Unfortunately, this passage has been misused to promote an erroneous theory espoused by advocates of the AD 70 Doctrine. Here is how. Matthew 24:31 reads, “And He will send His angels with a great sound of a trumpet, and they will gather together (episunagō) His elect from the four winds, from one end of heaven to the other.” AD 70 advocates (and even some who don’t accept all of its teachings) argue this is talking about what happened in the destruction of Jerusalem—not the Final Judgment! They argue it is a fulfillment of prophecies such as Hosea 1:11: “Then the children of Judah and the children of Israel shall be gathered together (sunagō, LXX 2:2), and appoint for themselves one head; and they shall come up out of the land, for great will be the day of Jezreel!” They then argue that Hebrews 10:25 is not talking about church assemblies, but the gathering together of the Jews under the Messiah—which they argue didn’t happen on Pentecost, but in AD 70. So, they define “forsaking the assembling of ourselves together” as turning back to Judaism and ignoring (what they argue was) the spiritual gathering that would happen in AD 70. To further their theory, they appeal to 2 Thessalonians 2:1-2, where Paul writes, “Now, brethren, concerning the coming (parousia) of our Lord Jesus Christ and our gathering together (episunagōgē, as in Heb. 10:25) to Him, we ask you, not to be soon shaken in mind or troubled, either by spirit or by word or by letter, as if from us, as though the day of Christ had come.” So, to express it mathematically, for them Matthew 24:31=Hosea 1:11=2 Thessalonians 2:1-2=Hebrews 10:25.

First, we should note that Hebrews 10:25 speaks of “the assembling of OURSELVES (heautōn) together.” Heatōn is a reflexive pronoun that directly applies to those to whom the writer is speaking. His readers are the ones whose “assembling” is in danger of being forsaken. Turning back to Judaism or ignoring a future gathering under the Messiah would not be abandoning their own assembling. Second, Hosea 1:11 foretold a restoration of Israel and Judah under “one head.” The Hebrew writer described Jesus as “that great Shepherd of the sheep” (Heb. 13:20). The Jewish Christians to whom the book was written had already “come to Mount Zion and to the city of the living God, the heavenly Jerusalem” (12:22). They were already part of “the general assembly and church of the firstborn who are registered in heaven” (12:23). So, the gathering of Hosea 1:11 had already occurred. Third, in 2 Thessalonians 2:1, in speaking of the “coming (parousia) of our Lord Jesus Christ,” Paul uses the word parousia that literally means “being beside” someone or something (cf. Phil. 2:12).
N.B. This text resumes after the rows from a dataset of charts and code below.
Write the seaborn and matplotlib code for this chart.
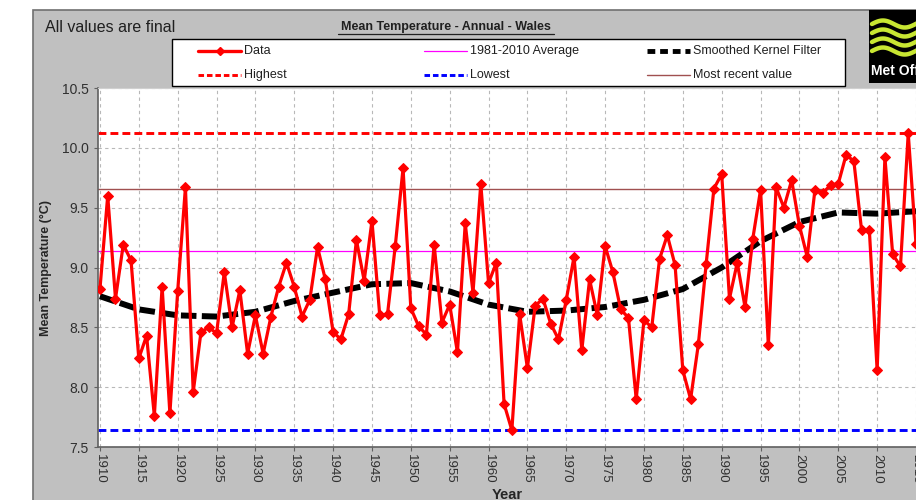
import matplotlib
matplotlib.use("Agg")
import matplotlib.pyplot as plt
import matplotlib.patches as mpatches
from matplotlib.lines import Line2D
import seaborn as sns
import pandas as pd
import numpy as np

# Annual mean temperature, Wales
years = list(range(1910, 2016))
temps = [
    8.82, 9.60, 8.74, 9.19, 9.06, 8.24, 8.43, 7.76, 8.84, 7.78,   # 1910s
    8.80, 9.67, 7.96, 8.46, 8.50, 8.45, 8.96, 8.50, 8.81, 8.28,   # 1920s
    8.60, 8.28, 8.59, 8.84, 9.04, 8.84, 8.59, 8.73, 9.17, 8.90,   # 1930s
    8.46, 8.40, 8.61, 9.23, 8.89, 9.39, 8.60, 8.61, 9.18, 9.83,   # 1940s
    8.66, 8.51, 8.44, 9.19, 8.54, 8.69, 8.29, 9.37, 8.79, 9.70,   # 1950s
    8.87, 9.04, 7.86, 7.64, 8.61, 8.16, 8.68, 8.74, 8.53, 8.40,   # 1960s
    8.73, 9.09, 8.31, 8.90, 8.60, 9.18, 8.96, 8.65, 8.58, 7.90,   # 1970s
    8.56, 8.50, 9.07, 9.27, 9.02, 8.14, 7.90, 8.36, 9.03, 9.66,   # 1980s
    9.78, 8.74, 9.04, 8.67, 9.24, 9.65, 8.35, 9.67, 9.50, 9.73,   # 1990s
    9.35, 9.09, 9.65, 9.62, 9.69, 9.70, 9.94, 9.89, 9.31, 9.31,   # 2000s
    8.14, 9.92, 9.11, 9.01, 10.12, 9.20,                          # 2010s
]

# smoothed kernel filter curve
smooth_years = list(range(1910, 2020, 5))
smooth_vals = [8.76, 8.65, 8.60, 8.59, 8.63, 8.72, 8.79, 8.86, 8.87, 8.80, 8.69,
               8.63, 8.64, 8.67, 8.73, 8.82, 9.00, 9.22, 9.38, 9.46, 9.45, 9.47]

highest = 10.12
lowest = 7.64
average_1981_2010 = 9.14
most_recent = 9.66

legend_labels = ["Data", "1981-2010 Average", "Smoothed Kernel Filter",
                 "Highest", "Lowest", "Most recent value"]

df = pd.DataFrame({"Year": years, "Temp": temps})
df_smooth = pd.DataFrame({"Year": smooth_years, "Temp": smooth_vals})

sns.set_style("white")
plt.rcParams["font.family"] = ["Liberation Sans Narrow", "Liberation Sans", "DejaVu Sans"]

W, H = 916, 500
fig = plt.figure(figsize=(W / 100, H / 100), dpi=100)
fig.patch.set_facecolor("white")

def fx(px):
    return px / W

def fy(py):
    return 1 - py / H

# grey panel behind everything
fig.patches.append(mpatches.Rectangle((fx(33), -0.01), 1.0, fy(10) + 0.01,
                                      transform=fig.transFigure, facecolor="#c0c0c0",
                                      edgecolor="#707070", lw=1.2, zorder=-5))

ax = fig.add_axes([fx(98), fy(447), (W - 98) / W, (447 - 88) / H])
ax.set_facecolor("white")

red_dash = (0, (2.7, 1.4))
blk_dash = (0, (2.6, 0.9))

ax.axhline(highest, color="#ff0000", lw=2.1, ls=red_dash, zorder=2)
ax.axhline(lowest, color="#0000ff", lw=2.1, ls=red_dash, zorder=2)
ax.axhline(average_1981_2010, color="#ff00ff", lw=0.9, zorder=2)
ax.axhline(most_recent, color="#a05050", lw=1.0, zorder=2)

sns.lineplot(data=df_smooth, x="Year", y="Temp", ax=ax, color="black", lw=4.3,
             ls=blk_dash, zorder=3)
sns.lineplot(data=df, x="Year", y="Temp", ax=ax, color="#ff0000", lw=2.3,
             marker="D", markersize=5, markeredgecolor="#ff0000", zorder=4)

ax.set_xlim(1909.75, 2014.86)
ax.set_ylim(7.5, 10.5)
ax.set_xticks(range(1910, 2016, 5))
ax.set_yticks(np.arange(7.5, 10.51, 0.5))
ax.set_yticklabels([f"{v:.1f}" for v in np.arange(7.5, 10.51, 0.5)])
ax.grid(True, color="#b8b8b8", lw=0.8, ls=(0, (3, 3)))
ax.tick_params(axis="x", labelrotation=-90, labelsize=9.5, length=3, color="#606060",
               labelcolor="#303030", pad=2)
ax.tick_params(axis="y", labelsize=10, length=3, color="#606060", labelcolor="#303030")
ax.tick_params(bottom=True, left=True)
for lbl in ax.get_xticklabels():
    lbl.set_va("top")
ax.set_xlabel("Year", fontsize=10.5, fontweight="bold", labelpad=3)
ax.set_ylabel("Mean Temperature (\u00b0C)", fontsize=9, fontweight="bold", labelpad=7)
for side in ["left", "bottom"]:
    ax.spines[side].set_color("#606060")
    ax.spines[side].set_linewidth(1.2)
ax.spines["top"].set_color("#d0d0d0")
ax.spines["right"].set_visible(False)

# header texts
fig.text(fx(45), fy(27), "All values are final", fontsize=11.5, va="center",
         ha="left", color="#202020")
fig.text(fx(446), fy(27), "Mean Temperature - Annual - Wales", fontsize=9,
         fontweight="bold", va="center", ha="center", color="#202020")
fig.lines.append(Line2D([fx(338), fx(554)], [fy(34), fy(34)],
                        transform=fig.transFigure, color="#202020", lw=0.9))

# legend box drawn by hand so the columns sit where the reference has them
fig.patches.append(mpatches.Rectangle((fx(172), fy(86)), (845 - 172) / W, 47 / H,
                                      transform=fig.transFigure, facecolor="white",
                                      edgecolor="black", lw=1.0, zorder=1))
leg_styles = [
    dict(color="#ff0000", lw=2.4, marker="D", markersize=4, markevery=[1]),
    dict(color="#ff00ff", lw=0.9),
    dict(color="black", lw=3.5, ls=(0, (1.6, 1.0))),
    dict(color="#ff0000", lw=2.1, ls=(0, (1.9, 1.0))),
    dict(color="#0000ff", lw=2.1, ls=(0, (1.9, 1.0))),
    dict(color="#a05050", lw=1.0),
]
col_x = [198, 424, 647]
row_y = [51, 75]
for i, (lab, st) in enumerate(zip(legend_labels, leg_styles)):
    x0 = col_x[i % 3]
    y0 = row_y[i // 3]
    fig.lines.append(Line2D([fx(x0), fx(x0 + 22), fx(x0 + 43)], [fy(y0)] * 3,
                            transform=fig.transFigure, zorder=2, **st))
    fig.text(fx(x0 + 46), fy(y0), lab, fontsize=9, va="center", ha="left",
             color="#202020", zorder=3)

# Met Office logo block
fig.patches.append(mpatches.Rectangle((fx(869), fy(83)), 60 / W, 73 / H,
                                      transform=fig.transFigure, facecolor="black",
                                      edgecolor="none", zorder=-4))
tt = np.linspace(0, 1, 40)
for i in range(4):
    yy = fy(24 + i * 9) + 0.007 * np.sin(tt * 2.2 * np.pi)
    fig.lines.append(Line2D(fx(872 + tt * 48), yy, transform=fig.transFigure,
                            color="#c8e632", lw=3.2))
fig.text(fx(871), fy(71), "Met Office", fontsize=10, fontweight="bold",
         color="white", ha="left", va="center")

fig.savefig("out.png", dpi=100)
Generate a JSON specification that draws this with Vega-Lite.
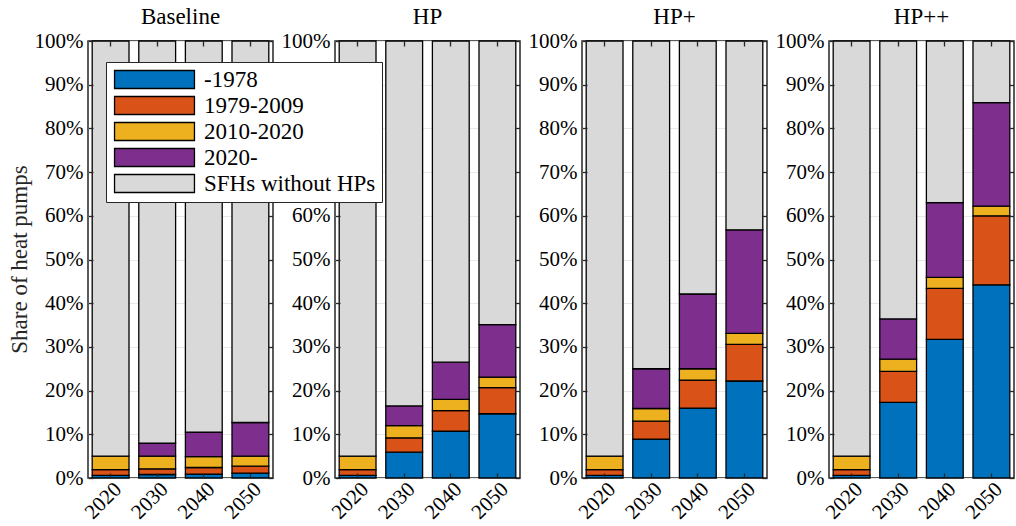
{
  "$schema": "https://vega.github.io/schema/vega-lite/v6.json",
  "background": "white",
  "padding": {"left": 8, "top": 6, "right": 0, "bottom": 0},
  "data": {"values": [
    {"s":"Baseline","r":"Share of heat pumps","yr":"2020","k":1,"g":"-1978","v":0.6},
    {"s":"Baseline","r":"Share of heat pumps","yr":"2020","k":2,"g":"1979-2009","v":1.3},
    {"s":"Baseline","r":"Share of heat pumps","yr":"2020","k":3,"g":"2010-2020","v":3.1},
    {"s":"Baseline","r":"Share of heat pumps","yr":"2020","k":4,"g":"2020-","v":0},
    {"s":"Baseline","r":"Share of heat pumps","yr":"2020","k":5,"g":"SFHs without HPs","v":95.0},
    {"s":"Baseline","r":"Share of heat pumps","yr":"2030","k":1,"g":"-1978","v":0.8},
    {"s":"Baseline","r":"Share of heat pumps","yr":"2030","k":2,"g":"1979-2009","v":1.3},
    {"s":"Baseline","r":"Share of heat pumps","yr":"2030","k":3,"g":"2010-2020","v":2.9},
    {"s":"Baseline","r":"Share of heat pumps","yr":"2030","k":4,"g":"2020-","v":3.0},
    {"s":"Baseline","r":"Share of heat pumps","yr":"2030","k":5,"g":"SFHs without HPs","v":92.0},
    {"s":"Baseline","r":"Share of heat pumps","yr":"2040","k":1,"g":"-1978","v":0.9},
    {"s":"Baseline","r":"Share of heat pumps","yr":"2040","k":2,"g":"1979-2009","v":1.5},
    {"s":"Baseline","r":"Share of heat pumps","yr":"2040","k":3,"g":"2010-2020","v":2.5},
    {"s":"Baseline","r":"Share of heat pumps","yr":"2040","k":4,"g":"2020-","v":5.6},
    {"s":"Baseline","r":"Share of heat pumps","yr":"2040","k":5,"g":"SFHs without HPs","v":89.5},
    {"s":"Baseline","r":"Share of heat pumps","yr":"2050","k":1,"g":"-1978","v":1.1},
    {"s":"Baseline","r":"Share of heat pumps","yr":"2050","k":2,"g":"1979-2009","v":1.6},
    {"s":"Baseline","r":"Share of heat pumps","yr":"2050","k":3,"g":"2010-2020","v":2.3},
    {"s":"Baseline","r":"Share of heat pumps","yr":"2050","k":4,"g":"2020-","v":7.7},
    {"s":"Baseline","r":"Share of heat pumps","yr":"2050","k":5,"g":"SFHs without HPs","v":87.3},
    {"s":"HP","r":"Share of heat pumps","yr":"2020","k":1,"g":"-1978","v":0.6},
    {"s":"HP","r":"Share of heat pumps","yr":"2020","k":2,"g":"1979-2009","v":1.3},
    {"s":"HP","r":"Share of heat pumps","yr":"2020","k":3,"g":"2010-2020","v":3.1},
    {"s":"HP","r":"Share of heat pumps","yr":"2020","k":4,"g":"2020-","v":0},
    {"s":"HP","r":"Share of heat pumps","yr":"2020","k":5,"g":"SFHs without HPs","v":95.0},
    {"s":"HP","r":"Share of heat pumps","yr":"2030","k":1,"g":"-1978","v":5.9},
    {"s":"HP","r":"Share of heat pumps","yr":"2030","k":2,"g":"1979-2009","v":3.3},
    {"s":"HP","r":"Share of heat pumps","yr":"2030","k":3,"g":"2010-2020","v":2.8},
    {"s":"HP","r":"Share of heat pumps","yr":"2030","k":4,"g":"2020-","v":4.5},
    {"s":"HP","r":"Share of heat pumps","yr":"2030","k":5,"g":"SFHs without HPs","v":83.5},
    {"s":"HP","r":"Share of heat pumps","yr":"2040","k":1,"g":"-1978","v":10.7},
    {"s":"HP","r":"Share of heat pumps","yr":"2040","k":2,"g":"1979-2009","v":4.7},
    {"s":"HP","r":"Share of heat pumps","yr":"2040","k":3,"g":"2010-2020","v":2.6},
    {"s":"HP","r":"Share of heat pumps","yr":"2040","k":4,"g":"2020-","v":8.5},
    {"s":"HP","r":"Share of heat pumps","yr":"2040","k":5,"g":"SFHs without HPs","v":73.5},
    {"s":"HP","r":"Share of heat pumps","yr":"2050","k":1,"g":"-1978","v":14.7},
    {"s":"HP","r":"Share of heat pumps","yr":"2050","k":2,"g":"1979-2009","v":6.0},
    {"s":"HP","r":"Share of heat pumps","yr":"2050","k":3,"g":"2010-2020","v":2.4},
    {"s":"HP","r":"Share of heat pumps","yr":"2050","k":4,"g":"2020-","v":12.0},
    {"s":"HP","r":"Share of heat pumps","yr":"2050","k":5,"g":"SFHs without HPs","v":64.9},
    {"s":"HP+","r":"Share of heat pumps","yr":"2020","k":1,"g":"-1978","v":0.6},
    {"s":"HP+","r":"Share of heat pumps","yr":"2020","k":2,"g":"1979-2009","v":1.3},
    {"s":"HP+","r":"Share of heat pumps","yr":"2020","k":3,"g":"2010-2020","v":3.1},
    {"s":"HP+","r":"Share of heat pumps","yr":"2020","k":4,"g":"2020-","v":0},
    {"s":"HP+","r":"Share of heat pumps","yr":"2020","k":5,"g":"SFHs without HPs","v":95.0},
    {"s":"HP+","r":"Share of heat pumps","yr":"2030","k":1,"g":"-1978","v":8.9},
    {"s":"HP+","r":"Share of heat pumps","yr":"2030","k":2,"g":"1979-2009","v":4.1},
    {"s":"HP+","r":"Share of heat pumps","yr":"2030","k":3,"g":"2010-2020","v":2.9},
    {"s":"HP+","r":"Share of heat pumps","yr":"2030","k":4,"g":"2020-","v":9.1},
    {"s":"HP+","r":"Share of heat pumps","yr":"2030","k":5,"g":"SFHs without HPs","v":75.0},
    {"s":"HP+","r":"Share of heat pumps","yr":"2040","k":1,"g":"-1978","v":16.0},
    {"s":"HP+","r":"Share of heat pumps","yr":"2040","k":2,"g":"1979-2009","v":6.4},
    {"s":"HP+","r":"Share of heat pumps","yr":"2040","k":3,"g":"2010-2020","v":2.6},
    {"s":"HP+","r":"Share of heat pumps","yr":"2040","k":4,"g":"2020-","v":17.1},
    {"s":"HP+","r":"Share of heat pumps","yr":"2040","k":5,"g":"SFHs without HPs","v":57.9},
    {"s":"HP+","r":"Share of heat pumps","yr":"2050","k":1,"g":"-1978","v":22.2},
    {"s":"HP+","r":"Share of heat pumps","yr":"2050","k":2,"g":"1979-2009","v":8.4},
    {"s":"HP+","r":"Share of heat pumps","yr":"2050","k":3,"g":"2010-2020","v":2.5},
    {"s":"HP+","r":"Share of heat pumps","yr":"2050","k":4,"g":"2020-","v":23.7},
    {"s":"HP+","r":"Share of heat pumps","yr":"2050","k":5,"g":"SFHs without HPs","v":43.2},
    {"s":"HP++","r":"Share of heat pumps","yr":"2020","k":1,"g":"-1978","v":0.6},
    {"s":"HP++","r":"Share of heat pumps","yr":"2020","k":2,"g":"1979-2009","v":1.3},
    {"s":"HP++","r":"Share of heat pumps","yr":"2020","k":3,"g":"2010-2020","v":3.1},
    {"s":"HP++","r":"Share of heat pumps","yr":"2020","k":4,"g":"2020-","v":0},
    {"s":"HP++","r":"Share of heat pumps","yr":"2020","k":5,"g":"SFHs without HPs","v":95.0},
    {"s":"HP++","r":"Share of heat pumps","yr":"2030","k":1,"g":"-1978","v":17.3},
    {"s":"HP++","r":"Share of heat pumps","yr":"2030","k":2,"g":"1979-2009","v":7.1},
    {"s":"HP++","r":"Share of heat pumps","yr":"2030","k":3,"g":"2010-2020","v":2.8},
    {"s":"HP++","r":"Share of heat pumps","yr":"2030","k":4,"g":"2020-","v":9.2},
    {"s":"HP++","r":"Share of heat pumps","yr":"2030","k":5,"g":"SFHs without HPs","v":63.6},
    {"s":"HP++","r":"Share of heat pumps","yr":"2040","k":1,"g":"-1978","v":31.7},
    {"s":"HP++","r":"Share of heat pumps","yr":"2040","k":2,"g":"1979-2009","v":11.7},
    {"s":"HP++","r":"Share of heat pumps","yr":"2040","k":3,"g":"2010-2020","v":2.5},
    {"s":"HP++","r":"Share of heat pumps","yr":"2040","k":4,"g":"2020-","v":17.1},
    {"s":"HP++","r":"Share of heat pumps","yr":"2040","k":5,"g":"SFHs without HPs","v":37.0},
    {"s":"HP++","r":"Share of heat pumps","yr":"2050","k":1,"g":"-1978","v":44.2},
    {"s":"HP++","r":"Share of heat pumps","yr":"2050","k":2,"g":"1979-2009","v":15.8},
    {"s":"HP++","r":"Share of heat pumps","yr":"2050","k":3,"g":"2010-2020","v":2.2},
    {"s":"HP++","r":"Share of heat pumps","yr":"2050","k":4,"g":"2020-","v":23.7},
    {"s":"HP++","r":"Share of heat pumps","yr":"2050","k":5,"g":"SFHs without HPs","v":14.1}
  ]},
  "facet": {
    "column": {"field": "s", "type": "nominal", "sort": ["Baseline", "HP", "HP+", "HP++"],
      "header": {"title": null, "labelFont": "Liberation Serif", "labelFontSize": 23, "labelColor": "black", "labelPadding": 0}},
    "row": {"field": "r", "type": "nominal",
      "header": {"title": null, "labelFont": "Liberation Serif", "labelFontSize": 23, "labelColor": "#262626", "labelAngle": -90, "labelPadding": -10}}
  },
  "spacing": {"column": 5, "row": 0},
  "resolve": {"axis": {"x": "independent", "y": "independent"}},
  "spec": {
    "width": 185,
    "height": 437,
    "layer": [
      {
        "mark": {"type": "bar", "stroke": "black", "strokeWidth": 1.3},
        "encoding": {
          "x": {"field": "yr", "type": "ordinal", "scale": {"paddingInner": 0.21, "paddingOuter": 0.09},
            "axis": {"orient": "bottom", "title": null, "labelAngle": -45, "labelAlign": "right", "labelBaseline": "top", "labelFont": "Liberation Serif", "labelFontSize": 21, "labelColor": "black", "ticks": false, "domain": false, "labelPadding": 0}},
          "y": {"field": "v", "type": "quantitative", "stack": "zero", "scale": {"domain": [0, 100], "nice": false},
            "axis": {"orient": "left", "title": null, "values": [0,10,20,30,40,50,60,70,80,90,100], "labelExpr": "datum.value + '%'", "grid": true, "gridColor": "#e8e8e8", "gridWidth": 1, "ticks": false, "domain": false, "labelPadding": 5, "labelFont": "Liberation Serif", "labelFontSize": 21, "labelColor": "black", "zindex": 0}},
          "color": {"field": "g", "type": "nominal",
            "scale": {"domain": ["-1978", "1979-2009", "2010-2020", "2020-", "SFHs without HPs"], "range": ["#0072BD", "#D95319", "#EDB120", "#7E2F8E", "#D9D9D9"]},
            "legend": {"orient": "none", "legendX": 18, "legendY": 21, "title": null, "symbolType": "M-4.44,-1H4.44V1H-4.44Z", "symbolSize": 324, "symbolStrokeColor": "black", "symbolStrokeWidth": 1.3, "symbolOpacity": 1, "symbolOffset": 31, "labelOffset": 38, "labelFont": "Liberation Serif", "labelFontSize": 23, "labelColor": "black", "fillColor": "white", "strokeColor": "#262626", "padding": 6, "rowPadding": 1, "labelLimit": 400}},
          "order": {"field": "k", "type": "quantitative"}
        }
      },
      {
        "mark": {"type": "bar", "opacity": 0},
        "encoding": {
          "x": {"field": "yr", "type": "ordinal", "axis": {"orient": "top", "title": null, "labels": false, "domain": false, "ticks": true, "tickSize": -5, "tickColor": "#262626", "tickWidth": 1.3, "zindex": 1}},
          "y": {"field": "v", "type": "quantitative", "stack": "zero", "axis": {"orient": "right", "title": null, "labels": false, "grid": false, "domain": false, "values": [0,10,20,30,40,50,60,70,80,90,100], "tickSize": -5, "tickColor": "#262626", "tickWidth": 1.3, "zindex": 1}}
        }
      },
      {
        "mark": {"type": "bar", "opacity": 0},
        "encoding": {
          "x": {"field": "yr", "type": "ordinal", "axis": {"orient": "bottom", "title": null, "labels": false, "domain": false, "ticks": true, "tickSize": -5, "tickColor": "#262626", "tickWidth": 1.3, "zindex": 1}},
          "y": {"field": "v", "type": "quantitative", "stack": "zero", "axis": {"orient": "left", "title": null, "labels": false, "grid": false, "domain": false, "values": [0,10,20,30,40,50,60,70,80,90,100], "tickSize": -5, "tickColor": "#262626", "tickWidth": 1.3, "zindex": 1}}
        }
      }
    ],
    "resolve": {"axis": {"x": "independent", "y": "independent"}}
  },
  "config": {
    "view": {"stroke": "#262626", "strokeWidth": 1.5},
    "font": "Liberation Serif"
  }
}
It is applied to Christ’s first coming in a literal, visible, and actual manner (2 Pet. 3:4) and is never used in biblical or non-biblical writing of a figurative or representative coming [see Note]. Christ was not literally present in the events of AD 70, so 2 Thessalonians cannot be describing the destruction of Jerusalem. Finally, Matthew 24:31 comes in the same discourse that ends with the description of Final Judgment (Matt. 25:31-46). That description begins, “When the Son of Man comes in His glory, and all the holy angels with Him, then He will sit on the throne of His glory. All the nations will be gathered before Him, and He will separate them one from another, as a shepherd divides his sheep from the goats” (25:31-32). This parallels wording in Matthew 24:30-31. “All the nations” were not judged in AD 70. Paul wrote that at the “last trumpet” the “dead will be raised incorruptible” (1 Cor. 15:52). That did not happen in AD 70, so Matthew 24:31 has not yet occurred. This theory is a forced attempt to connect diverse passages that all describe gatherings but ignores the details and context of the different texts. Hebrews 10:25 is talking about assemblies of local congregations for worship and exhortation.


For a thorough analysis of the biblical and extra-biblical use of this word see my study, “What is the Focus of the Mount of Olives Discourse,” in “When Will These Things Be?”: Questions on Eschatology, Mark Mayberry and Kyle Pope, eds., Athens, AL: Truth Publications Inc., 2021, pp. 343-370.